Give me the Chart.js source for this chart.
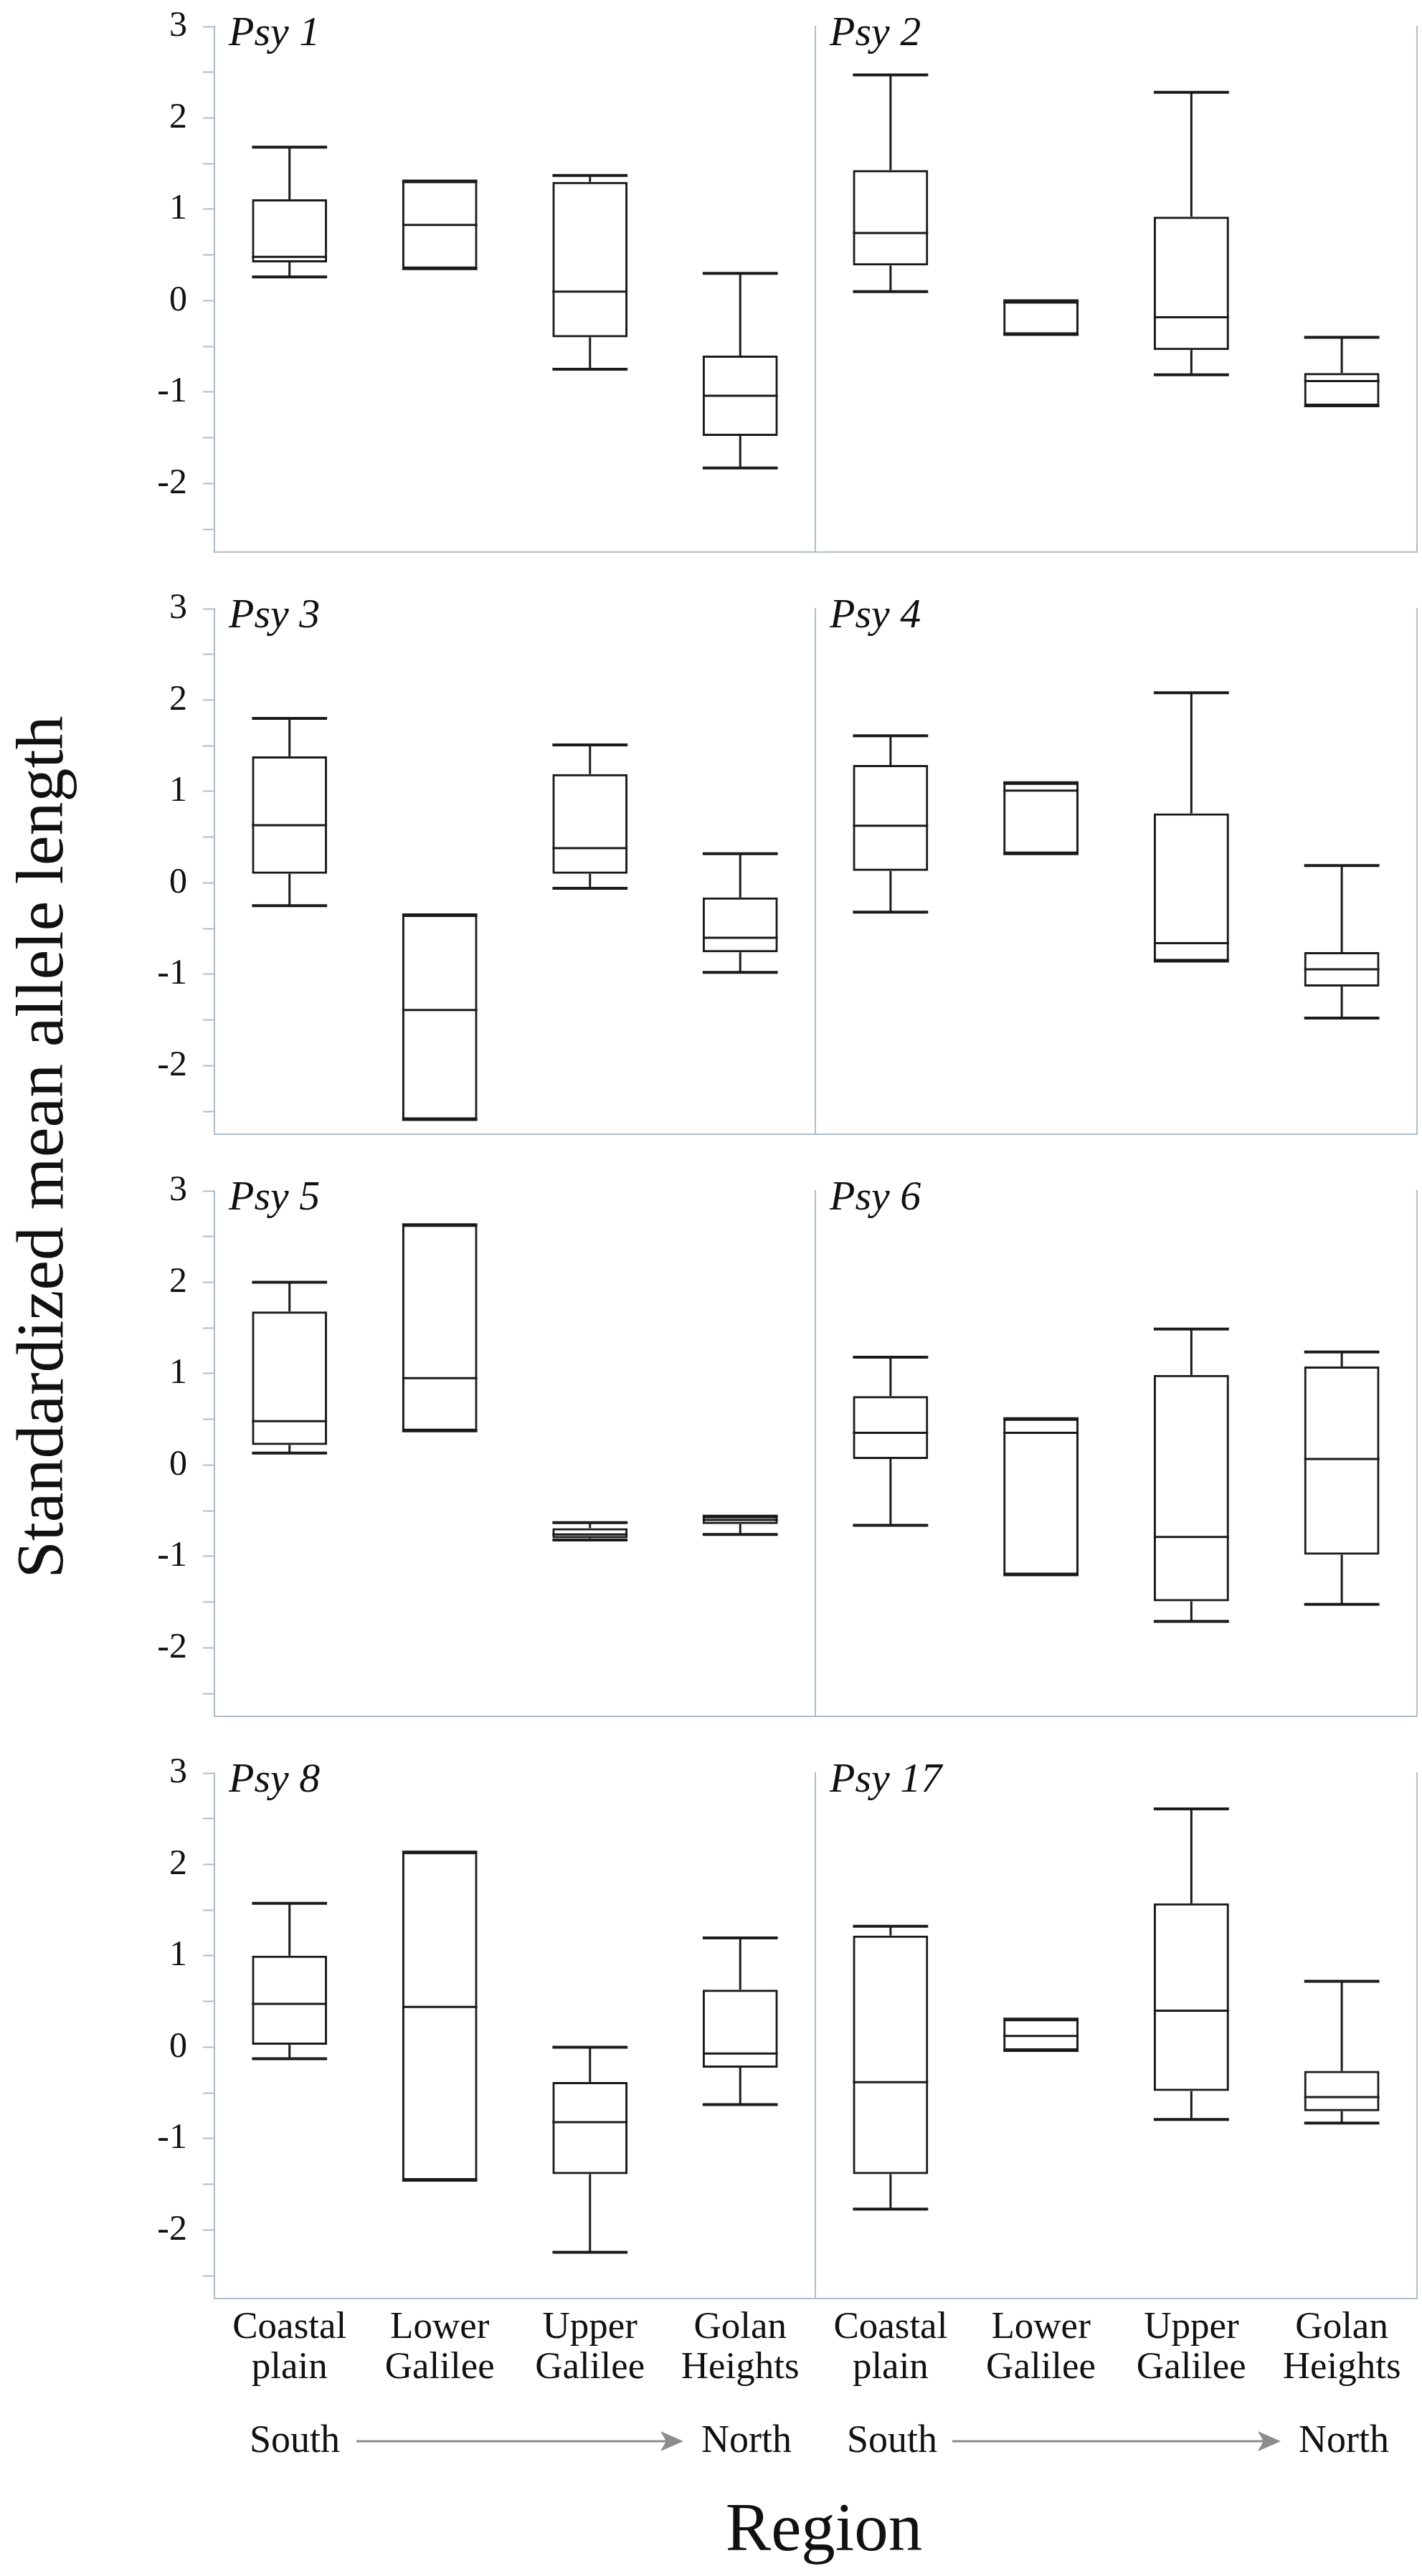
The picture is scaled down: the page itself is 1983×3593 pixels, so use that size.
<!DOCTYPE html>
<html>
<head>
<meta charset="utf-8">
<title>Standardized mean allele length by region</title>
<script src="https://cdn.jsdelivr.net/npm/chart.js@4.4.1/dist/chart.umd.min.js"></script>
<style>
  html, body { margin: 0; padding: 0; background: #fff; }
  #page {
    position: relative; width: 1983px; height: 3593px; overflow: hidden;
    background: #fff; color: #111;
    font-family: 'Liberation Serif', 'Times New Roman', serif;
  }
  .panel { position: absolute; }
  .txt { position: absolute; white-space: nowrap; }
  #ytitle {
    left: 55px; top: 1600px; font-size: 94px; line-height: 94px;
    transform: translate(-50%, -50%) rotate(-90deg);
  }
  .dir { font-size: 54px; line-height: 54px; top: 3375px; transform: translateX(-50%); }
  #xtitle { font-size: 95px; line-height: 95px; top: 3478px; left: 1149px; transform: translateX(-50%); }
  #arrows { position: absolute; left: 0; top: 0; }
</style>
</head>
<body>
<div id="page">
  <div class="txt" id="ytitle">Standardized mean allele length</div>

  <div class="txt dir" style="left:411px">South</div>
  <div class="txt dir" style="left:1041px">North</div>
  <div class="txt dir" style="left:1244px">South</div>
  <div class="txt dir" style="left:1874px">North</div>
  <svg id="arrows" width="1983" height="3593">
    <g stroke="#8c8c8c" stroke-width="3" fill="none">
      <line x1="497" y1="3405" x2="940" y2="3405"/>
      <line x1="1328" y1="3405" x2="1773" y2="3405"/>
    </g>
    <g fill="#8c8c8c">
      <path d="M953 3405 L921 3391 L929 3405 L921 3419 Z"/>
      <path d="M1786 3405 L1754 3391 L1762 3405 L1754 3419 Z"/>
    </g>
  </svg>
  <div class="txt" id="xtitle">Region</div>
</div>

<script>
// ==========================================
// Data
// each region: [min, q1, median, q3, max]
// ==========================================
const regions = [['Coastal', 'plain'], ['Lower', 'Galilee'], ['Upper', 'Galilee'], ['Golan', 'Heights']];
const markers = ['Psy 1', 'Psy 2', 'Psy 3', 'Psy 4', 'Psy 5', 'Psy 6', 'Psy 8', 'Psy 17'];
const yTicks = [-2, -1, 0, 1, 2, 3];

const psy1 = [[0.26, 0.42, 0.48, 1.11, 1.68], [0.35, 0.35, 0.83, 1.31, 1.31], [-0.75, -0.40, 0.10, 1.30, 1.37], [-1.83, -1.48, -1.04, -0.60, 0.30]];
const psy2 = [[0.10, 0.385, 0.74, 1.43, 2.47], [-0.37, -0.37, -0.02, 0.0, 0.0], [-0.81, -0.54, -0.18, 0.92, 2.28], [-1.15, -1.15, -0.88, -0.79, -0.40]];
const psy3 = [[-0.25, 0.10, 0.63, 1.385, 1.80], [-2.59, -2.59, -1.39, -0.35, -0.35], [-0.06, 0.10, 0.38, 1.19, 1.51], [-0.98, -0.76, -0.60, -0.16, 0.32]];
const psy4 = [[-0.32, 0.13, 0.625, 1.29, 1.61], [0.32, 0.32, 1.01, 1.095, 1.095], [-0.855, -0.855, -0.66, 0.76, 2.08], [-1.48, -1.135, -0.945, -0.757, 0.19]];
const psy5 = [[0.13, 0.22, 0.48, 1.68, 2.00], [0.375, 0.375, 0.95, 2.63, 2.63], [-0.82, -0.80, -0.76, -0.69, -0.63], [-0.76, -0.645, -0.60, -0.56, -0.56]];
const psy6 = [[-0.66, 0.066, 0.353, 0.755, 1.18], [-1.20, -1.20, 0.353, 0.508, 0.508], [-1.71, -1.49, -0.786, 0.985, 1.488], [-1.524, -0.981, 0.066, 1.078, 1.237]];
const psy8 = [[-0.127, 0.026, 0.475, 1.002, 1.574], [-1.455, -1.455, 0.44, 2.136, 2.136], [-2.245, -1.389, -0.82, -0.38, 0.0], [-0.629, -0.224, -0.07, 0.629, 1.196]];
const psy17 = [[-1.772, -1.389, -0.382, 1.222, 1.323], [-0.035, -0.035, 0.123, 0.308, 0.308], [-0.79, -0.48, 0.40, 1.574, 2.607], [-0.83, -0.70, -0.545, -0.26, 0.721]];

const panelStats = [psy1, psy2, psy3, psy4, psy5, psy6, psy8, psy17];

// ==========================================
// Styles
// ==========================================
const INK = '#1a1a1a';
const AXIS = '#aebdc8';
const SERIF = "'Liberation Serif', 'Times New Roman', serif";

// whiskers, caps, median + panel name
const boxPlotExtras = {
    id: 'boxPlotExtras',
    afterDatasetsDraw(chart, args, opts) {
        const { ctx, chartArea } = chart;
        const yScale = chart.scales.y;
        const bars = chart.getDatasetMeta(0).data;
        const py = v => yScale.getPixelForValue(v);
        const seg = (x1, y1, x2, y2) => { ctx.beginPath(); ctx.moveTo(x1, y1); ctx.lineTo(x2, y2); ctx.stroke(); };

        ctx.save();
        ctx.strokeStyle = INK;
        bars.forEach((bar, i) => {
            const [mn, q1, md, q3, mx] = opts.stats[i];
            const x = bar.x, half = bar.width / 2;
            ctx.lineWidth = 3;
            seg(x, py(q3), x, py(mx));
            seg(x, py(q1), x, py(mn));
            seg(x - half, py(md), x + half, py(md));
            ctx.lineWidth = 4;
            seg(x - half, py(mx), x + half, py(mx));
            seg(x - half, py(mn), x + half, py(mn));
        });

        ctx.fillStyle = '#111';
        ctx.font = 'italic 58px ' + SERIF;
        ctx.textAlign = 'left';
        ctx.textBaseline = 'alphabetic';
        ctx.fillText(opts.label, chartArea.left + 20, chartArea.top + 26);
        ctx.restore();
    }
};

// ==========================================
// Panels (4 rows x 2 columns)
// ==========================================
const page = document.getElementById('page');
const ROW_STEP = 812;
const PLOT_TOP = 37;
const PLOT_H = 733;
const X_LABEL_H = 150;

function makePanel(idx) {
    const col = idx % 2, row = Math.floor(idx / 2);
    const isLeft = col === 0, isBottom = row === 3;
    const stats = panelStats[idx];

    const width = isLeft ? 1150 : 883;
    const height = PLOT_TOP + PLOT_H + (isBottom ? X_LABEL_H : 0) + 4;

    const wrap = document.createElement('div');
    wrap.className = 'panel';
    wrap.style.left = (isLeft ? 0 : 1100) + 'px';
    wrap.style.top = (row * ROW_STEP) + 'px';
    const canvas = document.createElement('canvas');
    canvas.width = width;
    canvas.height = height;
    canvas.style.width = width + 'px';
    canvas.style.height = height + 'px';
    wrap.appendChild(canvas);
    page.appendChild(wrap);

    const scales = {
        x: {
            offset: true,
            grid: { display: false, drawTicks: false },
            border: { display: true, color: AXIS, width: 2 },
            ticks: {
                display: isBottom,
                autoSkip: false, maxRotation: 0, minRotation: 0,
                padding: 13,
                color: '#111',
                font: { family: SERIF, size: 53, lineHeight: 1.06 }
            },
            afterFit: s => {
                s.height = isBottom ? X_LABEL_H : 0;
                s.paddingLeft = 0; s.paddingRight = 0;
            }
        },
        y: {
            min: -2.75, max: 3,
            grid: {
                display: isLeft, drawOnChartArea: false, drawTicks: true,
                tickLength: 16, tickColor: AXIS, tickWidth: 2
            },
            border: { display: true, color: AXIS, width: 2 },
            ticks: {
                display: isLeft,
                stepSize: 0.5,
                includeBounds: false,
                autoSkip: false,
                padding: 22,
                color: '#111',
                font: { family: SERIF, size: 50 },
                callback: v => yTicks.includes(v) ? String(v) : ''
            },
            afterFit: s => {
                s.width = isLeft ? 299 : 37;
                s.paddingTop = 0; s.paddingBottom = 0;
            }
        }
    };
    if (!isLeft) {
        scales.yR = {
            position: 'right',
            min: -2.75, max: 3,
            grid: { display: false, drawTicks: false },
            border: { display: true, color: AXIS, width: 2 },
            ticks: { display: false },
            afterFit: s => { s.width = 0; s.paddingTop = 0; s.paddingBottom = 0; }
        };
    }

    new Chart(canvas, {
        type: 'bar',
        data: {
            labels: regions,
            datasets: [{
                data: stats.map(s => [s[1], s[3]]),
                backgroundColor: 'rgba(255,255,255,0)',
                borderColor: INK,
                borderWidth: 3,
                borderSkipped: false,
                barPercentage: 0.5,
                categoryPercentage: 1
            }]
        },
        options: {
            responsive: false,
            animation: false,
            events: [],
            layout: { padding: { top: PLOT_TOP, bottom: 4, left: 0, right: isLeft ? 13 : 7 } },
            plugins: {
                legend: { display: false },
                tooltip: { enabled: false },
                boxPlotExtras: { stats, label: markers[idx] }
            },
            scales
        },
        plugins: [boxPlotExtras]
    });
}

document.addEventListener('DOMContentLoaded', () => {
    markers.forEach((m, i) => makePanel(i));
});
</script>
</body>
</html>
--
Copy exactly the lines running from the beginning of the listing through the line that has "mean allele length</div>". Drop the pictures.

Give me the Chart.js source for this chart.
The picture is scaled down: the page itself is 1983×3593 pixels, so use that size.
<!DOCTYPE html>
<html>
<head>
<meta charset="utf-8">
<title>Standardized mean allele length by region</title>
<script src="https://cdn.jsdelivr.net/npm/chart.js@4.4.1/dist/chart.umd.min.js"></script>
<style>
  html, body { margin: 0; padding: 0; background: #fff; }
  #page {
    position: relative; width: 1983px; height: 3593px; overflow: hidden;
    background: #fff; color: #111;
    font-family: 'Liberation Serif', 'Times New Roman', serif;
  }
  .panel { position: absolute; }
  .txt { position: absolute; white-space: nowrap; }
  #ytitle {
    left: 55px; top: 1600px; font-size: 94px; line-height: 94px;
    transform: translate(-50%, -50%) rotate(-90deg);
  }
  .dir { font-size: 54px; line-height: 54px; top: 3375px; transform: translateX(-50%); }
  #xtitle { font-size: 95px; line-height: 95px; top: 3478px; left: 1149px; transform: translateX(-50%); }
  #arrows { position: absolute; left: 0; top: 0; }
</style>
</head>
<body>
<div id="page">
  <div class="txt" id="ytitle">Standardized mean allele length</div>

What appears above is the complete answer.